Scale is really the challenge of MMOs, in two big ways:
- you will need to host significantly more players per process than you would in a conventionally-scoped multiplayer game; you will need to account for that through various avenues of optimization, including distribution of the player load across multiple processes and/or machines, which introduces challenges inherent in distributing the processing of what needs to appear as a single integrated world in some form. Conventional multiplayer games may have lots of concurrent players, but only a handful of those tend to be grouped together in the same playable experience. You will need a way to solve and/or alleviate the problems of the scenario whereby everybody in the world tries to go to the same spot and cast their most physically intensive spells or whatever.
- you will actually need to have enough players to stretch the system to something resembling "massive." In many ways this can be more challenging than the first bullet point for hobby developers. The technical aspects you can learn over time, the hardware you can buy with sufficient money. But the players? Players are not so easily acquired. A conventional multiplayer game has a peak concurrency per game of something like 64. Maybe 128. To really be considered "massive" a multiplayer game should probably be capable of handling a peak concurrency in the tens of thousands. Without actual players ('bots' can only do so much) it's hard to even know if you've solved the scalability problem.
These problems are easy enough to solve if you have enough money.
Scalable hardware and enterprise level equipment and staff to run it 24/7 costs serious money. We aren't talking bargain basement hosting here.
This is why it's hard to scale, programmatically it's simple enough for someone with experience of networking code and general IT, it's just that indies and newbies can't afford to scale that high and get stuck after about 1000 users because all the users are stuck on a couple of cheap hostgator servers...
Games/Projects Currently In Development:
Discord RPG Bot | D++ - The Lightweight C++ Discord API Library | TriviaBot Discord Trivia Bot
1) If a developer does not have any experience specifically with MMO-type deployments, said developer will often believe that experience in a nearby area (like 8-player FPS, or web-based enterprise forms applications) will transfer. It turns out, MMOs have a different usage profile. And, more importantly, MMO GAME DESIGN has a different profile -- you need to design a game that is implementable and scalable. This involves collaboration between engineering and game design in a way that's different from lower-end systems. Also, if the engineers don't have the applicable experience, they probably can't give very good guidance to the designers. Thus, many studios find that their MMO is "hard to scale" because it's "hard for them," just like anything new and different is "hard."
2) The sheer amount of dollars involved is bigger than many project managers want to admit to. Developing enough content to keep thousands of users happy for many months on end is a huge, massive, undertaking. And every three months you have to do it again, for the expansion packs, to keep the players coming back. This makes it "actually hard," in the sense that you may not have sufficient dollars to generate all the art, code, debugging, deployment, and maintenance needed. (Which extends into ongoing customer service, billing, community management, ...)

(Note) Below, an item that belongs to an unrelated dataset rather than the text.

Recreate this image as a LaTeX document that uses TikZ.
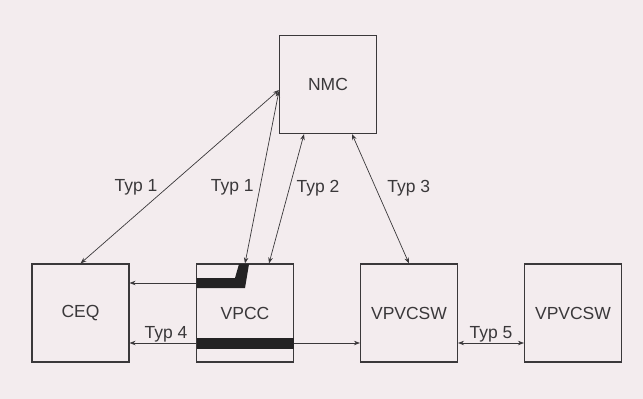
\documentclass[tikz,border=0pt]{standalone}
\usepackage{fontspec}
\setmainfont{Liberation Sans}
\usetikzlibrary{arrows.meta}
\definecolor{paper}{RGB}{243,236,238}
\definecolor{ink}{RGB}{58,56,58}
\begin{document}
\begin{tikzpicture}[x=1pt,y=-1pt,every node/.style={font=\fontsize{17.5}{20}\selectfont,text=ink},
	box/.style={draw=ink,line width=1.1pt,minimum width=97pt,minimum height=98pt,inner sep=0pt},
	lab/.style={inner sep=1pt},
	>={Stealth[length=6pt,width=4.5pt]}]
		\fill[paper](0,0)rectangle(643,399);
		\useasboundingbox(0,0)rectangle(643,399);
		\node[box](NMC)at(328,84.5){NMC};
		\node[box](CEQ)at(80.5,313){CEQ};
		\node[box](VPCC)at(245,313){VPCC};
		\node[box](SW1)at(409,313){VPVCSW};
		\node[box](SW2)at(573,313){VPVCSW};
		%black bars in VPCC
		\fill[ink!60!black](196.5,278)--(235,278)--(239,264)--(249,264)--(245,288)--(196.5,288)--cycle;
		\fill[ink!60!black](196.5,338)rectangle(293.5,349);
		\draw[ink,line width=.7pt,<->](CEQ.north)--node[lab,pos=.44,left=9pt]{Typ 1}([yshift=-5.5pt]NMC.west);
		\draw[ink,line width=.7pt,<->](VPCC.north)--node[lab,pos=.44,left=5pt]{Typ 1}([yshift=-6.5pt]NMC.west);
		\draw[ink,line width=.7pt,<->]([xshift=24pt]VPCC.north)--node[lab,pos=.58,right=6pt]{Typ 2}([xshift=-24pt]NMC.south);
		\draw[ink,line width=.7pt,<->]([xshift=24pt]NMC.south)--node[lab,pos=.42,right=10pt]{Typ 3}(SW1.north);
		\draw[ink,line width=.7pt,->]([yshift=30pt]VPCC.west)--([yshift=30pt]CEQ.east);
		\draw[ink,line width=.7pt,->]([yshift=-30pt]VPCC.west)--node[lab,pos=.45,above]{Typ 4}([yshift=-30pt]CEQ.east);
		\draw[ink,line width=.7pt,->]([yshift=-30pt]VPCC.east)--([yshift=-30pt]SW1.west);
		\draw[ink,line width=.7pt,<->]([yshift=-30pt]SW1.east)--node[lab,above]{Typ 5}([yshift=-30pt]SW2.west);
	\end{tikzpicture}
\end{document}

This is why it's hard to scale, programmatically it's simple enough for someone with experience of networking code and general IT, it's just that indies and newbies can't afford to scale that high and get stuck after about 1000 users because all the users are stuck on a couple of cheap hostgator servers...
Why can't people use cloud services? Amazon EC2 seems like a pretty solid choice, and it seems to be getting cheaper. You could spin up/down server instances as required if it's designed for it. If a game was just getting started it would be cheap to run a few servers, but if the game really takes off you can just throw more servers at it. Also there are options for putting servers in specific availability zones, and also the communication between servers in the same region is really fast.
Also they take care of all of the server maintenance, so that's cool.
EC2 isn't free, "designing for it" is still a non-trivial challenge, and there's something to be said for having and controlling your own datacenter. Including not having to wait for Amazon technical support when shit hits the fan.
It's not a intractable idea, but it's not without its own risks and challenges (technically, logistically, business-wise).
Amazon auto scale the servers/services as needed.
Including not having to wait for Amazon technical support when shit hits the fan.
And half the time you do get a hold of Amazon technical support the advice boils down to "that instance is hosed, better spin up a replacement." Most of the rest of the time it's a transient problem affecting the entire availability zone or even the entire region and you just have to wait until it magically gets fixed. Not to mention Amazon will frequently schedule instances to be rebooted or shutdown sometimes with very little warning. And if you ask them about why the instances have such poor uptime they'll tell you up front that they use very cheap hardware that has a relatively high failure rate. None of these are particularly big issues if you're doing something like running a web service which you can stick behind a standard load balancer. Sure it'll cause your dev ops guys some headaches when they find they need to deal with the fact that Amazon's going to reboot 75% of your servers with only four days notice (not that I'm bitter), but you can still get good service uptime despite EC2's relatively poor availability at the instance level. However, if you're not doing something where you've got short connections where you can treat all of your servers as functionally identical, then you've got some serious design work to do if you don't want constant annoying downtimes.
Why can't people use cloud services?
Sure they can! If the application is already designed and implemented to shard properly across hardware. Which goes back to the know-how part in the first place.
Also, Amazon, specifically, is not always the right choice for two reasons:
1) Virtualized servers introduce scheduling jitter, which will end up causing lag for all connected players if your game depends on timely server response times and/or real-time physical simulation.
2) Amazon actually charges a fair bit -- not only for the hardware, but for the network bandwidth. At work, with top-tier bandwidth providers, and running our own co-location facility with our own hardware, we operate our service at less than half the cost (operations team included) than it would cost on Amazon.
For some kinds of games, Amazon is great! Zynga credited Amazon with their being able to scale FarmVille to the growth in users. As they said "at one point, we literally could not have manually provisioned new instances at a sufficient rate, so we were happy to have that scripted!"